A good F-value is expected to be larger than one. The model in Figure 2.19 has an F-statistic value of 261.5, which is larger than one, and a p-value (Prob (F-statistic)) of approximately zero. The risk of making a mistake and rejecting the null hypothesis when we should not (known as a Type I error in hypothesis testing), is less than the 5% limit we chose to live with at the beginning of the hypothesis test. Because the p-value is less than 0.05, we reject the null hypothesis about our model in Figure 2.19. Therefore, we state that the model is statistically significant at the chosen 95% confidence level.
The t-test
Once a model has been determined to be statistically significant globally, we can proceed to examine the significance of individual independent variables in the model.
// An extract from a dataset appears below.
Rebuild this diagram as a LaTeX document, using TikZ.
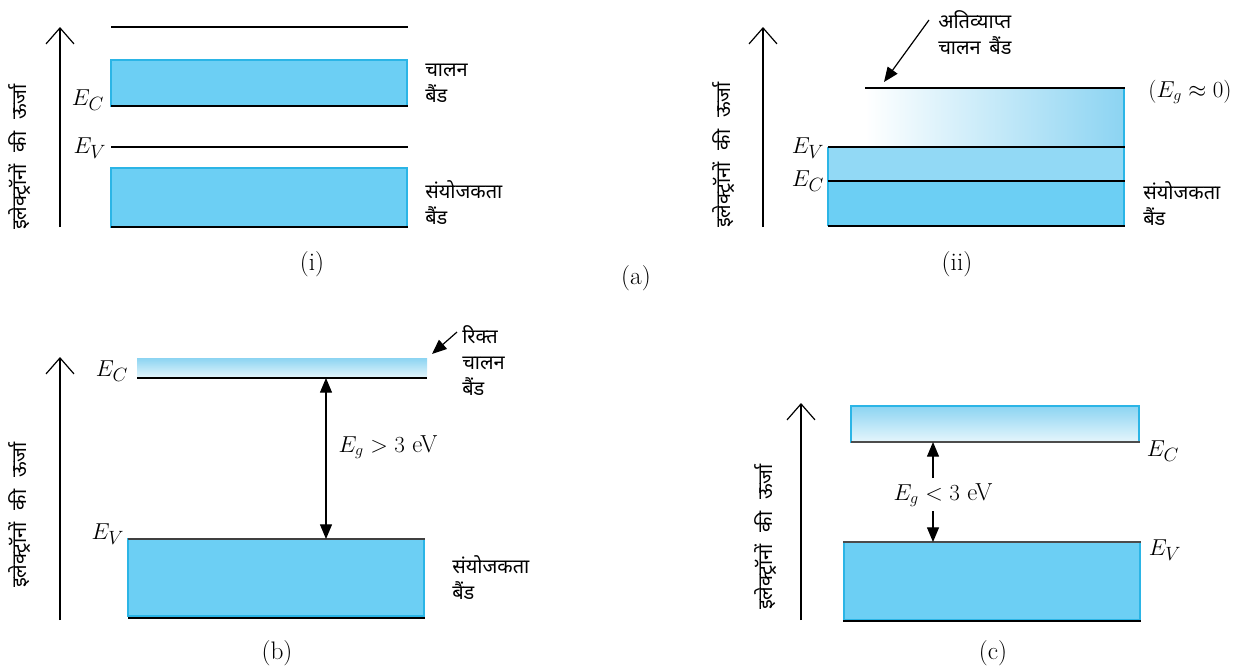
\documentclass[tikz,border=0pt]{standalone}
\usepackage{fontspec}
\newfontfamily\dev[Script=Devanagari]{Noto Sans}
\usetikzlibrary{arrows.meta}
\definecolor{bandblue}{HTML}{6CCFF4}
\definecolor{bandedge}{HTML}{2BB5E6}
\definecolor{bandlight}{HTML}{92D9F5}
\definecolor{gradblue}{HTML}{8CD4F2}
\definecolor{gradpale}{HTML}{E6F6FC}
\tikzset{
  axisarrow/.style={line width=0.9pt,-{Straight Barb[length=12pt,width=21pt,line width=0.9pt]}},
  lvl/.style={line width=0.9pt},
  band/.style={fill=bandblue,draw=bandedge,line width=0.8pt},
  gaparrow/.style={line width=0.9pt,-{Triangle[length=11pt,width=9pt]}},
  gapboth/.style={line width=0.9pt,{Triangle[length=11pt,width=9pt]}-{Triangle[length=11pt,width=9pt]}},
  ptr/.style={line width=0.9pt,-{Triangle[length=11pt,width=9pt]}},
  hin/.style={font=\dev\fontsize{15}{19.5}\selectfont,align=left,inner sep=0pt},
  ylab/.style={font=\dev\fontsize{15}{19}\selectfont,rotate=90,inner sep=0pt},
  elab/.style={font=\fontsize{19}{22}\selectfont,inner sep=0pt},
  eglab/.style={font=\fontsize{18.5}{22}\selectfont,inner sep=0pt},
  captxt/.style={font=\fontsize{19}{22}\selectfont,inner sep=0pt}
}
\newcommand{\ylabtext}{इलेक्ट्रॉनों\hspace{5pt} की\hspace{5pt} ऊर्जा}
\begin{document}
\begin{tikzpicture}[x=0.75pt,y=-0.75pt]
\useasboundingbox (0,0) rectangle (1245,665);

% ---------------- (i) ----------------
\coordinate (ia0) at (60,227);
\coordinate (ia1) at (60,27);
\draw[axisarrow] (ia0) -- (ia1);
\node[ylab] (iy) at (20,157) {\ylabtext};
\coordinate (it0) at (111,27); \coordinate (it1) at (408,27);
\draw[lvl] (it0) -- (it1);
\draw[band] (111,60) rectangle (407,106);
\coordinate (ic0) at (111,106); \coordinate (ic1) at (408,106);
\draw[lvl] (ic0) -- (ic1);
\coordinate (iv0) at (111,147); \coordinate (iv1) at (408,147);
\draw[lvl] (iv0) -- (iv1);
\draw[band] (111,168) rectangle (407,227);
\coordinate (ib0) at (111,227); \coordinate (ib1) at (408,227);
\draw[lvl] (ib0) -- (ib1);
\node[elab] (iec) at (88,100) {$E_C$};
\node[elab] (iev) at (90,148) {$E_V$};
\node[hin,anchor=west] (icb) at (425,83) {चालन\\बैंड};
\node[hin,anchor=west] (ivb) at (425,203) {संयोजकता\\बैंड};
\node[captxt] (icap) at (312,264) {(i)};

\node[captxt] (acap) at (636,278) {(a)};

% ---------------- (ii) ----------------
\coordinate (iia0) at (763,227);
\coordinate (iia1) at (763,27);
\draw[axisarrow] (iia0) -- (iia1);
\node[ylab] (iiy) at (724,155) {\ylabtext};
\shade[left color=white,right color=gradblue] (865,88) rectangle (1124,147);
\fill[bandlight] (828,147) rectangle (1124,181);
\fill[bandblue] (828,181) rectangle (1124,226);
\draw[bandedge,line width=0.8pt] (828,147) -- (828,226);
\draw[bandedge,line width=0.8pt] (1124,88) -- (1124,226);
\coordinate (iit0) at (865,88); \coordinate (iit1) at (1125,88);
\draw[lvl] (iit0) -- (iit1);
\coordinate (iiv0) at (828,147); \coordinate (iiv1) at (1125,147);
\draw[lvl] (iiv0) -- (iiv1);
\coordinate (iic0) at (828,181); \coordinate (iic1) at (1125,181);
\draw[lvl] (iic0) -- (iic1);
\coordinate (iib0) at (828,226); \coordinate (iib1) at (1125,226);
\draw[lvl] (iib0) -- (iib1);
\node[elab] (iiev) at (808,148) {$E_V$};
\node[elab] (iiec) at (808,181) {$E_C$};
\node[eglab] (iieg) at (1190,92) {$(E_g\approx 0)$};
\node[hin,anchor=west] (iiob) at (938,33) {अतिव्याप्त\\चालन\, बैंड};
\coordinate (iip0) at (929,20);
\coordinate (iip1) at (884,82);
\draw[ptr] (iip0) -- (iip1);
\node[hin,anchor=west] (iivb) at (1143,204) {संयोजकता\\बैंड};
\node[captxt] (iicap) at (957,264) {(ii)};

% ---------------- (b) ----------------
\coordinate (ba0) at (60,620);
\coordinate (ba1) at (60,357);
\draw[axisarrow] (ba0) -- (ba1);
\node[ylab] (by) at (20,515) {\ylabtext};
\shade[top color=gradblue,bottom color=gradpale] (137,358) rectangle (427,378);
\coordinate (bc0) at (137,378); \coordinate (bc1) at (427,378);
\draw[lvl] (bc0) -- (bc1);
\draw[band] (128,539) rectangle (424,616);
\coordinate (bv0) at (128,539); \coordinate (bv1) at (425,539);
\draw[lvl,draw=black!75] (bv0) -- (bv1);
\coordinate (bb0) at (128,618); \coordinate (bb1) at (425,618);
\draw[lvl] (bb0) -- (bb1);
\coordinate (bg0) at (326,378); \coordinate (bg1) at (326,539);
\draw[gapboth] (bg0) -- (bg1);
\node[elab] (bec) at (112,371) {$E_C$};
\node[elab] (bev) at (108,534) {$E_V$};
\node[eglab] (beg) at (388,447) {$E_g > 3$ eV};
\node[hin,anchor=west] (bcb) at (462,361) {रिक्त\\चालन\\बैंड};
\coordinate (bp0) at (457,332);
\coordinate (bp1) at (432,354);
\draw[ptr] (bp0) -- (bp1);
\node[hin,anchor=west] (bvb) at (452,578) {संयोजकता\\बैंड};
\node[captxt] (bcap) at (277,653) {(b)};

% ---------------- (c) ----------------
\coordinate (ca0) at (801,620);
\coordinate (ca1) at (801,403);
\draw[axisarrow] (ca0) -- (ca1);
\node[ylab] (cy) at (766,537) {\ylabtext};
\shade[top color=gradblue,bottom color=gradpale] (851,406) rectangle (1139,442);
\draw[bandedge,line width=0.8pt] (851,406) rectangle (1139,442);
\coordinate (cc0) at (851,442); \coordinate (cc1) at (1140,442);
\draw[lvl,draw=black!70] (cc0) -- (cc1);
\draw[band] (844,542) rectangle (1140,620);
\coordinate (cv0) at (843,542); \coordinate (cv1) at (1141,542);
\draw[lvl,draw=black!70] (cv0) -- (cv1);
\coordinate (cb0) at (843,621); \coordinate (cb1) at (1141,621);
\draw[lvl] (cb0) -- (cb1);
\node[eglab] (ceg) at (943,495) {$E_g < 3$ eV};
\coordinate (cu0) at (933,478);
\coordinate (cu1) at (933,442);
\draw[gaparrow] (cu0) -- (cu1);
\coordinate (cd0) at (933,511);
\coordinate (cd1) at (933,542);
\draw[gaparrow] (cd0) -- (cd1);
\node[elab] (cec) at (1163,451) {$E_C$};
\node[elab] (cev) at (1165,550) {$E_V$};
\node[captxt] (ccap) at (993,653) {(c)};
\end{tikzpicture}
\end{document}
In Figure 2.19, the p-values (denoted p>|t|
in Section 2) for the independent variables are provided. The p-values were calculated using the t-values also given on the summary results. The process is not different from what was just discussed for the global case. We compare the p-values to the 0.05 α-level. If an independent variable has a p-value of less than 0.05, the independent variable is statistically significant in our model in explaining the variability in the dependent variable. If the p-value is 0.05 or higher, the particular independent variable (or term) in our model is not statistically significant. What this means is that that term in our model does not contribute toward explaining the variability in our dependent variable statistically. A close inspection of Figure 2.19 shows that some of the terms have p-values larger than 0.05. These terms don't contribute in a statistically significant way of explaining the variability in our transformed dependent variable. To improve this model, those terms will have to be dropped and a new model tried. It is clear by this point that the process of building a regression model is truly iterative.